* **Written exercise**: Reproduce exactly the lines below, from the first one through the line containing "from matplotlib.patches import Rectangle", and omit any pictures.

......

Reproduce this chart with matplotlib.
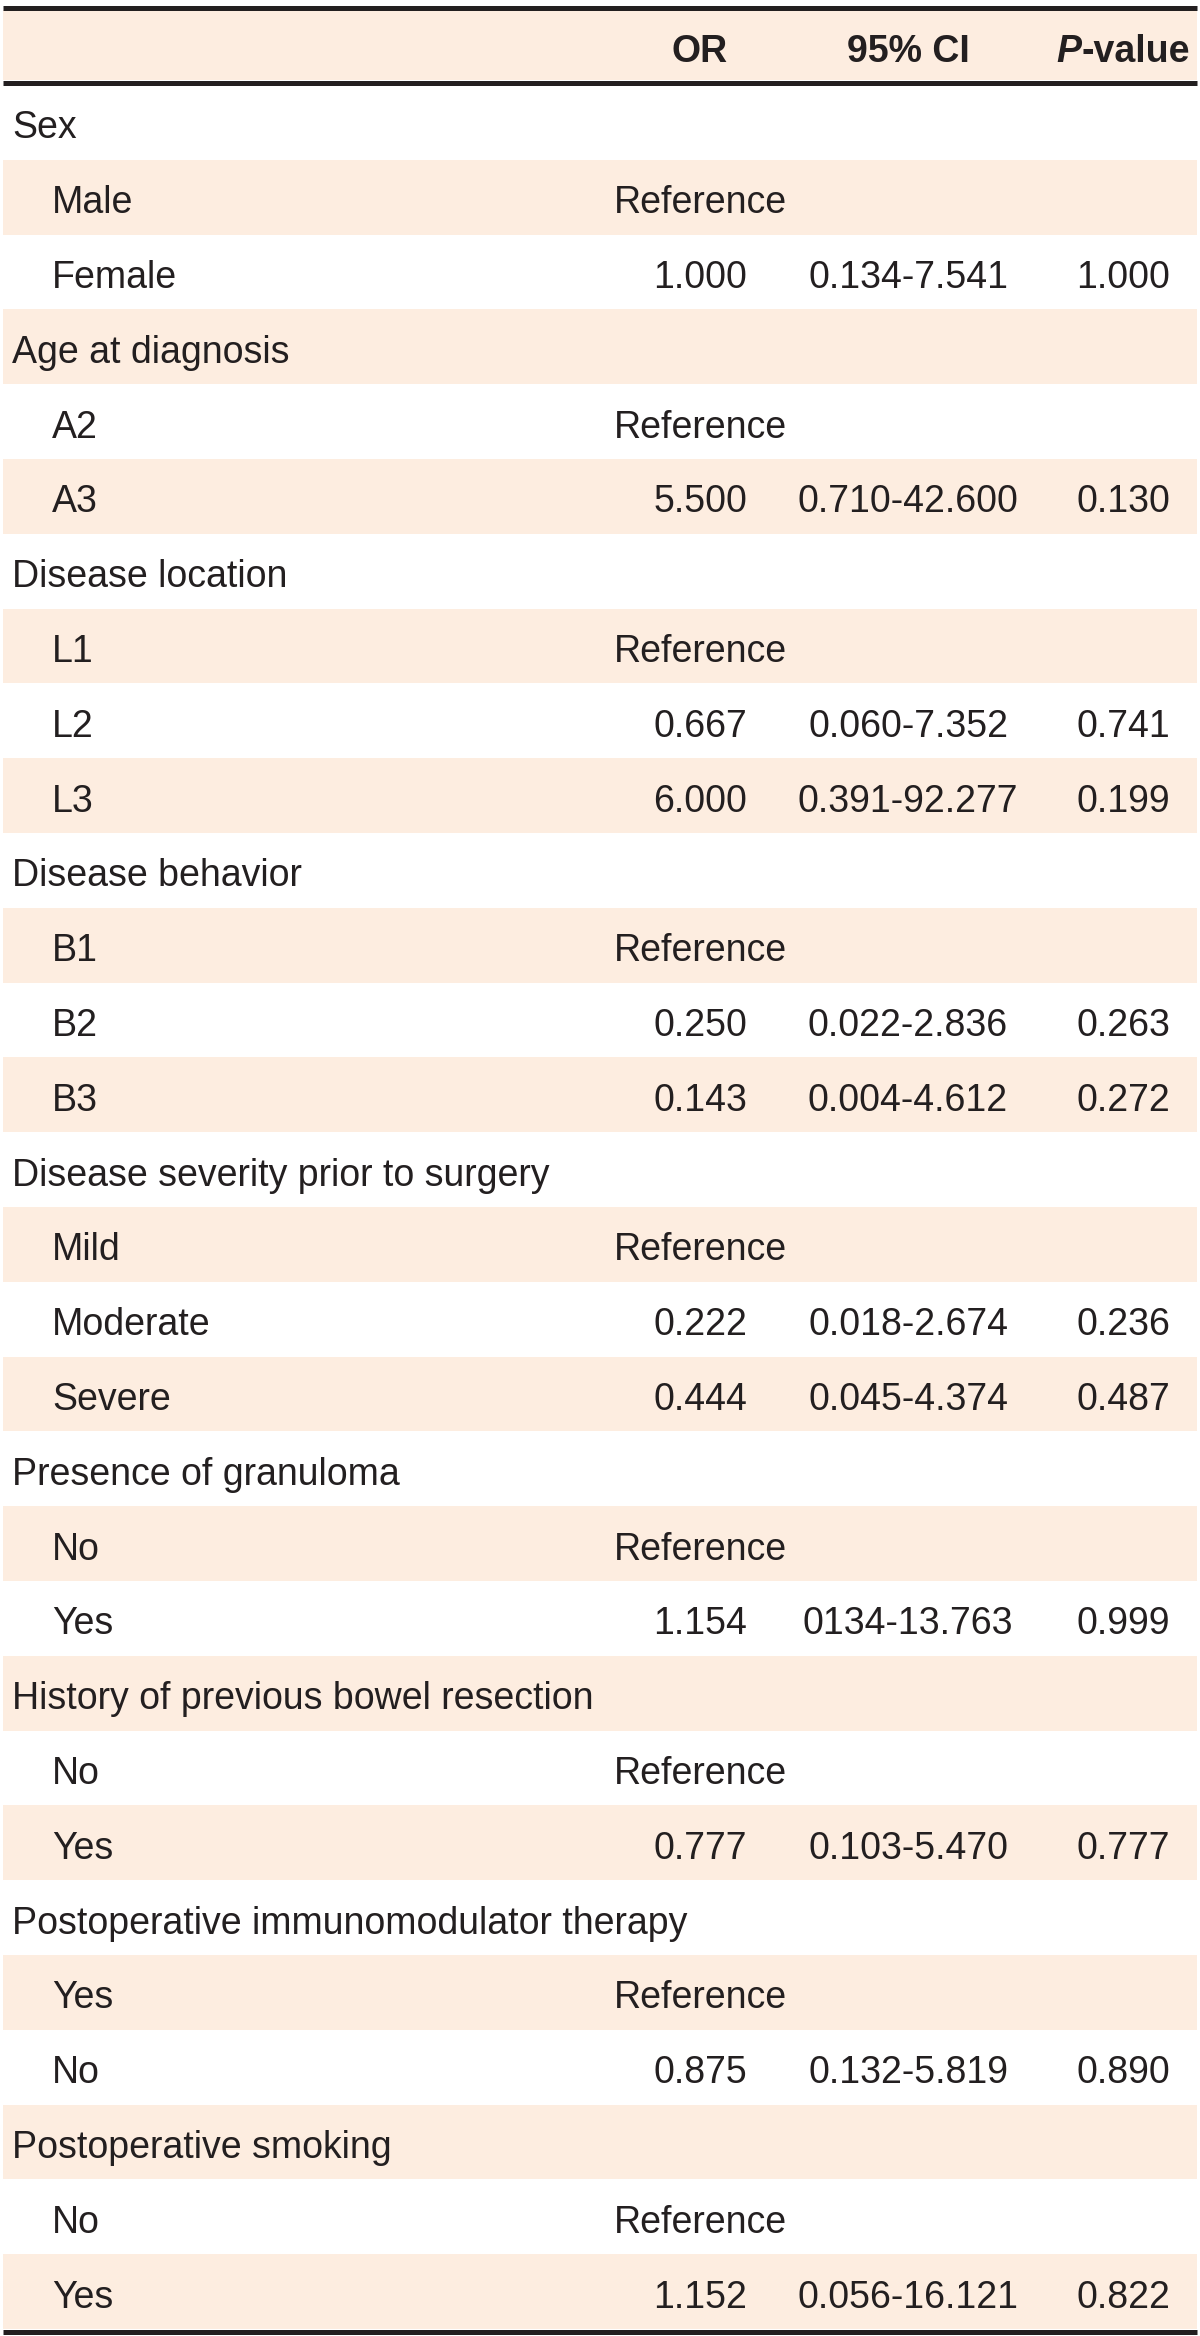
import matplotlib
matplotlib.use("Agg")
import matplotlib.pyplot as plt
from matplotlib import font_manager
from matplotlib.patches import Rectangle

# table content
row_labels = ["Sex", "Male", "Female",
              "Age at diagnosis", "A2", "A3",
              "Disease location", "L1", "L2", "L3",
              "Disease behavior", "B1", "B2", "B3",
              "Disease severity prior to surgery", "Mild", "Moderate", "Severe",
              "Presence of granuloma", "No", "Yes",
              "History of previous bowel resection", "No", "Yes",
              "Postoperative immunomodulator therapy", "Yes", "No",
              "Postoperative smoking", "No", "Yes"]
row_indent = [0, 1, 1,
              0, 1, 1,
              0, 1, 1, 1,
              0, 1, 1, 1,
              0, 1, 1, 1,
              0, 1, 1,
              0, 1, 1,
              0, 1, 1,
              0, 1, 1]
or_vals = ["", "Reference", "1.000",
           "", "Reference", "5.500",
           "", "Reference", "0.667", "6.000",
           "", "Reference", "0.250", "0.143",
           "", "Reference", "0.222", "0.444",
           "", "Reference", "1.154",
           "", "Reference", "0.777",
           "", "Reference", "0.875",
           "", "Reference", "1.152"]
ci_vals = ["", "", "0.134-7.541",
           "", "", "0.710-42.600",
           "", "", "0.060-7.352", "0.391-92.277",
           "", "", "0.022-2.836", "0.004-4.612",
           "", "", "0.018-2.674", "0.045-4.374",
           "", "", "0134-13.763",
           "", "", "0.103-5.470",
           "", "", "0.132-5.819",
           "", "", "0.056-16.121"]
p_vals = ["", "", "1.000",
          "", "", "0.130",
          "", "", "0.741", "0.199",
          "", "", "0.263", "0.272",
          "", "", "0.236", "0.487",
          "", "", "0.999",
          "", "", "0.777",
          "", "", "0.890",
          "", "", "0.822"]

W, H = 1200, 2336
shade = "#fdede0"
ink = "#231f20"

avail = {f.name for f in font_manager.fontManager.ttflist}
if "Liberation Sans Narrow" in avail:
    fam, fs = "Liberation Sans Narrow", 32.5
else:
    fam, fs = "Liberation Sans", 27

fig = plt.figure(figsize=(W / 100, H / 100), dpi=100)
ax = fig.add_axes([0, 0, 1, 1])
ax.set_xlim(0, W)
ax.set_ylim(H, 0)
ax.axis("off")

x0, x1 = 3, 1197
head_top, head_bot = 10, 80
row_h = (2329 - 85) / len(row_labels)
top = 85

# header band and rules
ax.add_patch(Rectangle((x0, head_top), x1 - x0, head_bot - head_top, color=shade, lw=0))
for y in [7.5, 82.5, 2331.5]:
    ax.plot([x0, x1], [y, y], color=ink, lw=3.6, solid_capstyle="butt")

col_or, col_ci, col_p = 700, 908, 1123

hb = 62
ax.text(col_or, hb, "OR", ha="center", va="baseline", family=fam, weight="bold", fontsize=fs, color=ink)
ax.text(col_ci, hb, "95% CI", ha="center", va="baseline", family=fam, weight="bold", fontsize=fs, color=ink)
tp = ax.text(0, hb, "P", ha="left", va="baseline", family=fam, weight="bold", style="italic", fontsize=fs, color=ink)
tv = ax.text(0, hb, "-value", ha="left", va="baseline", family=fam, weight="bold", fontsize=fs, color=ink)
fig.canvas.draw()
r = fig.canvas.get_renderer()
inv = ax.transData.inverted()
def width_data(t):
    bb = t.get_window_extent(r)
    (a, _), (b, _) = inv.transform([[bb.x0, bb.y0], [bb.x1, bb.y0]])
    return b - a
wp, wv = width_data(tp), width_data(tv)
start = col_p - (wp + wv) / 2
tp.set_x(start)
tv.set_x(start + wp)

for i, lab in enumerate(row_labels):
    y_top = top + i * row_h
    if i % 2 == 1:
        ax.add_patch(Rectangle((x0, y_top), x1 - x0, row_h, color=shade, lw=0))
    base = y_top + row_h / 2 + 16
    xl = 52 if row_indent[i] else 12
    ax.text(xl, base, lab, ha="left", va="baseline", family=fam, fontsize=fs, color=ink)
    ax.text(col_or, base, or_vals[i], ha="center", va="baseline", family=fam, fontsize=fs, color=ink)
    ax.text(col_ci, base, ci_vals[i], ha="center", va="baseline", family=fam, fontsize=fs, color=ink)
    ax.text(col_p, base, p_vals[i], ha="center", va="baseline", family=fam, fontsize=fs, color=ink)

fig.savefig("out.png", dpi=100)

......

* **Solution below**:
Reproduce this chart with matplotlib.
import matplotlib
matplotlib.use("Agg")
import matplotlib.pyplot as plt
from matplotlib import font_manager
from matplotlib.patches import Rectangle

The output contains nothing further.